■ Data segment
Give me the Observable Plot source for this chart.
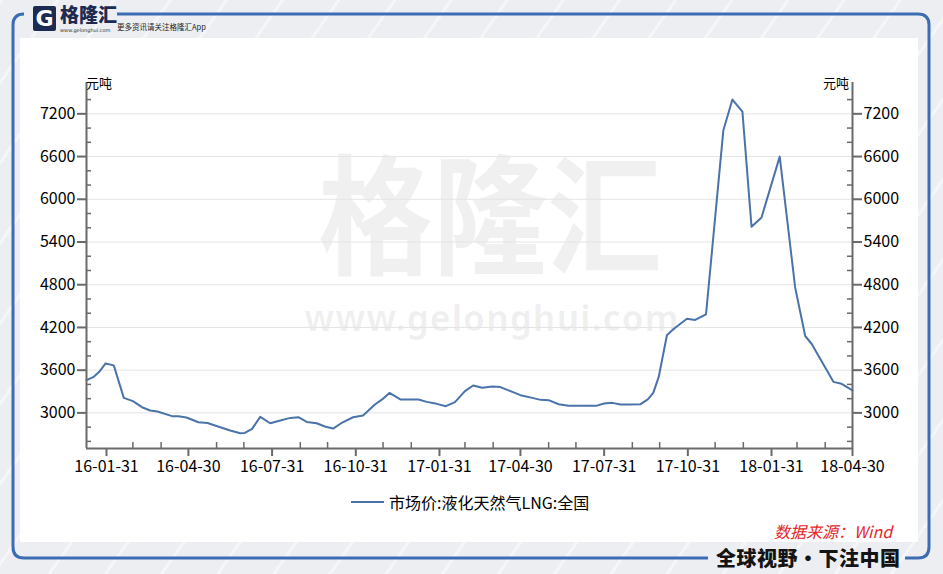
<!DOCTYPE html>
<html>
<head>
<meta charset="utf-8">
<script src="https://cdn.jsdelivr.net/npm/d3@7"></script>
<script src="https://cdn.jsdelivr.net/npm/@observablehq/plot@0.6"></script>
<style>
  html, body { margin: 0; padding: 0; }
  body { width: 943px; height: 574px; overflow: hidden; position: relative;
    font-family: "Noto Sans CJK SC", "Noto Sans", sans-serif;
    background: #eceef1;
    background-image: repeating-linear-gradient(125deg, rgba(255,255,255,0.45) 0 3px, rgba(255,255,255,0) 3px 46px);
  }
  .abs { position: absolute; }
  #panel { left: 20px; top: 38px; width: 898px; height: 504px; background: #fff; }
  #frame { left: 0; top: 0; }
  #wm1 { left: 290px; top: 146px; width: 400px; height: 124px; text-align: center; white-space: nowrap; font-size: 122px; line-height: 124px; color: rgba(0,0,0,0.06); font-weight: 700; transform: scale(0.94, 1.06); }
  #wm2 { left: 290px; top: 304px; width: 404px; height: 28px; text-align: center; white-space: nowrap; font-size: 35px; line-height: 28px; color: rgba(0,0,0,0.06); font-family: "Noto Sans", sans-serif; font-weight: 700; letter-spacing: 1px; }
  #chart { left: 0; top: 60px; }
  .unit { font-size: 13px; color: #000; line-height: 1; }
  #legend { left: 351px; top: 490px; font-size: 16px; color: #000; display: flex; align-items: center; white-space: nowrap; }
  #legend .sw { width: 33px; height: 0; border-top: 2px solid #4a73aa; margin-right: 5px; }
  #source { left: 774px; top: 519px; font-size: 16px; color: #e3262b; font-style: italic; white-space: nowrap; }
  #slogan { left: 716px; top: 543px; font-size: 20px; font-weight: 900; color: #141414; white-space: nowrap; letter-spacing: 0.5px; }
  #logoicon { left: 33px; top: 6px; width: 23px; height: 25px; background: #1d2a52; border-radius: 2px; color: #fff; font: 900 22px/25px "DejaVu Sans", sans-serif; text-align: center; }
  #logotext { left: 60px; top: 4px; height: 20px; font-size: 19px; font-weight: 900; color: #1d2a52; line-height: 20px; }
  #logourl { left: 60px; top: 28px; height: 5px; font-size: 5px; line-height: 5px; color: #333; font-family: "DejaVu Sans", sans-serif; }
  #logosub { left: 117px; top: 21px; font-size: 7.5px; color: #222; white-space: nowrap; }
</style>
</head>
<body>
<div id="panel" class="abs"></div>
<svg id="frame" class="abs" width="943" height="574">
  <path d="M 24 14 Q 13 14 13 25 L 13 547 Q 13 558 24 558 L 708 558" fill="none" stroke="#3c6cb4" stroke-width="3"/>
  <path d="M 117 14 L 918 14 Q 929 14 929 25 L 929 547 Q 929 558 918 558 L 905 558" fill="none" stroke="#3c6cb4" stroke-width="3"/>
</svg>
<div id="logoicon" class="abs">G</div>
<div id="logotext" class="abs">格隆汇</div>
<div id="logourl" class="abs">www.gelonghui.com</div>
<div id="logosub" class="abs">更多资讯请关注格隆汇App</div>
<div id="wm1" class="abs">格隆汇</div>
<div id="wm2" class="abs">www.gelonghui.com</div>
<div id="chart" class="abs"></div>
<div class="abs unit" style="left:86px;top:76px;">元吨</div>
<div class="abs unit" style="left:823px;top:76px;">元吨</div>
<div id="legend" class="abs"><span class="sw"></span><span id="legendText"></span></div>
<div id="source" class="abs">数据来源：Wind</div>
<div id="slogan" class="abs">全球视野・下注中国</div>
<script>
// ---- data ----
const seriesName = "市场价:液化天然气LNG:全国";
const dates = [
  "2016-01-09","2016-01-17","2016-01-23","2016-01-30","2016-02-08","2016-02-19","2016-02-29",
  "2016-03-10","2016-03-19","2016-03-27","2016-04-12","2016-04-19","2016-04-28","2016-05-11",
  "2016-05-21","2016-06-04","2016-06-15","2016-06-26","2016-07-01","2016-07-09","2016-07-18",
  "2016-07-29","2016-08-09","2016-08-20","2016-08-29","2016-09-07","2016-09-18","2016-09-27",
  "2016-10-06","2016-10-15","2016-10-28","2016-11-08","2016-11-21","2016-11-29","2016-12-07",
  "2016-12-19","2017-01-08","2017-01-17","2017-01-28","2017-02-07","2017-02-17","2017-02-28",
  "2017-03-09","2017-03-19","2017-03-30","2017-04-08","2017-04-19","2017-04-30","2017-05-13",
  "2017-05-22","2017-05-31","2017-06-11","2017-06-22","2017-07-22","2017-07-31","2017-08-09",
  "2017-08-18","2017-08-27","2017-09-09","2017-09-17","2017-09-23","2017-09-29","2017-10-08",
  "2017-10-15","2017-10-30","2017-11-08","2017-11-20","2017-12-09","2017-12-19","2017-12-30",
  "2018-01-09","2018-01-20","2018-02-09","2018-02-26","2018-03-09","2018-03-16","2018-04-09",
  "2018-04-18","2018-04-30"
];
const values = [
  3460,3507,3577,3695,3667,3211,3165,
  3080,3034,3020,2954,2954,2935,2869,
  2859,2799,2752,2714,2719,2775,2944,
  2855,2893,2930,2939,2873,2855,2809,
  2780,2855,2939,2963,3118,3189,3281,
  3189,3189,3155,3127,3094,3151,3305,
  3385,3352,3371,3362,3305,3249,3211,
  3183,3179,3122,3099,3099,3132,3141,
  3118,3118,3122,3189,3281,3505,4090,
  4174,4323,4305,4385,6965,7401,7232,
  5614,5745,6599,4759,4080,3971,3436,
  3408,3315
];
const xTickLabels = ["2016-01-31","2016-04-30","2016-07-31","2016-10-31","2017-01-31","2017-04-30","2017-07-31","2017-10-31","2018-01-31","2018-04-30"];
const yTicks = [3000,3600,4200,4800,5400,6000,6600,7200];
const yMinorTicks = [2600,2800,3200,3400,3800,4000,4400,4600,5000,5200,5600,5800,6200,6400,6800,7000,7400];
const xDomain = ["2016-01-09","2018-04-30"];
const yDomain = [2500,7640];

document.getElementById("legendText").textContent = seriesName;

const data = dates.map((d,i) => ({date: new Date(d), value: values[i]}));
const xMajor = xTickLabels.map(d => new Date(d));
const majorSet = new Set(xMajor.map(d => +d));
// month-end minor ticks
const xMinor = d3.utcMonth.range(new Date("2016-02-01"), new Date("2018-05-02"))
  .map(d => d3.utcDay.offset(d, -1))
  .filter(d => !majorSet.has(+d) && d >= new Date(xDomain[0]) && d <= new Date(xDomain[1]));

const W = 943, H = 420, mL = 86, mR = 91, mT = 22, mB = 32;
const pw = W - mL - mR, ph = H - mT - mB;
const axisColor = "#6a6a6a";
const fmt = d3.utcFormat("%y-%m-%d");
const yFmt = d => String(d);

const chart = Plot.plot({
  width: W, height: H,
  marginLeft: mL, marginRight: mR, marginTop: mT, marginBottom: mB,
  style: {fontFamily: "'Noto Sans CJK SC', 'Noto Sans', sans-serif", fontSize: "16px", color: "#000", background: "transparent"},
  x: {type: "utc", domain: xDomain.map(d => new Date(d))},
  y: {domain: yDomain},
  marks: [
    Plot.gridY(yTicks, {stroke: "#e4e4e4", strokeOpacity: 1, strokeWidth: 1}),
    Plot.line(data, {x: "date", y: "value", stroke: "#4a73aa", strokeWidth: 2}),
    Plot.ruleX([new Date(xDomain[0])], {stroke: axisColor, strokeWidth: 2}),
    Plot.ruleX([new Date(xDomain[1])], {stroke: axisColor, strokeWidth: 2}),
    Plot.ruleY([yDomain[0]], {stroke: axisColor, strokeWidth: 2}),
    Plot.tickY(yMinorTicks, {y: d => d, stroke: axisColor, strokeWidth: 1.5, insetRight: pw - 5}),
    Plot.tickY(yMinorTicks, {y: d => d, stroke: axisColor, strokeWidth: 1.5, insetLeft: pw - 5}),
    Plot.tickX(xMinor, {x: d => d, stroke: axisColor, strokeWidth: 1.5, insetTop: ph - 6}),
    Plot.axisY(yTicks, {anchor: "left", tickSize: 9, tickPadding: 2, stroke: axisColor, strokeWidth: 2, fill: "#000", tickFormat: yFmt, label: null}),
    Plot.axisY(yTicks, {anchor: "right", tickSize: 9, tickPadding: 2, stroke: axisColor, strokeWidth: 2, fill: "#000", tickFormat: yFmt, label: null}),
    Plot.axisX(xMajor, {anchor: "bottom", tickSize: 8, tickPadding: 4, stroke: axisColor, strokeWidth: 2, fill: "#000", tickFormat: fmt, label: null})
  ]
});
document.getElementById("chart").appendChild(chart);
</script>
</body>
</html>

■ Exercise description
Identify which lines contain the word "source" and copy each one.

■ Task answer
Give me the Observable Plot source for this chart.
  #source { left: 774px; top: 519px; font-size: 16px; color: #e3262b; font-style: italic; white-space: nowrap; }
<div id="source" class="abs">数据来源：Wind</div>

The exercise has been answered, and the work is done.